Think of an SPA as an instruction manual. Just as you wouldn't want to start assembling something without knowing all the steps, details, and potential hiccups, you wouldn't want to buy or sell shares in a company without clear, comprehensive terms.
An SPA covers all the critical details: what's being sold, for how much, and the promises both parties are making to each other.
An SPA becomes your best friend in situations like:
Buying or selling shares: Whether you're expanding your business stake or cashing out, an SPA outlines the agreed terms.
Investment rounds: If new investors are buying into your company, an SPA ensures everyone's on the same page.
Business transitions: Passing the torch? An SPA can facilitate the smooth transfer of ownership.
Whenever shares change hands, an SPA is essential.
Clarity and security: It lays out the deal's specifics, reducing misunderstandings and providing a clear path forward.
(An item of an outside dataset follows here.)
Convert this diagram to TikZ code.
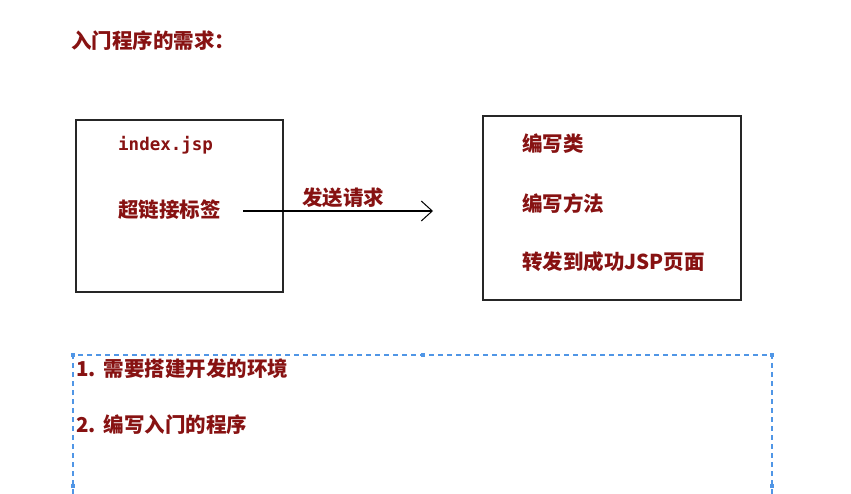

Risk management: By detailing warranties and indemnities, it protects both buyers and sellers from unexpected surprises.
Legally binding: It's a contract, which means it's enforceable in court, giving both parties peace of mind.
Customisable: Tailor it to fit the unique aspects of your deal, ensuring all bases are covered.
Efficiency: Having a well-crafted SPA can speed up the negotiation process, saving you time and hassle.
An SPA doesn't just outline the sale-it safeguards it, ensuring that both buyers and sellers know exactly what they're getting into and what protections they have.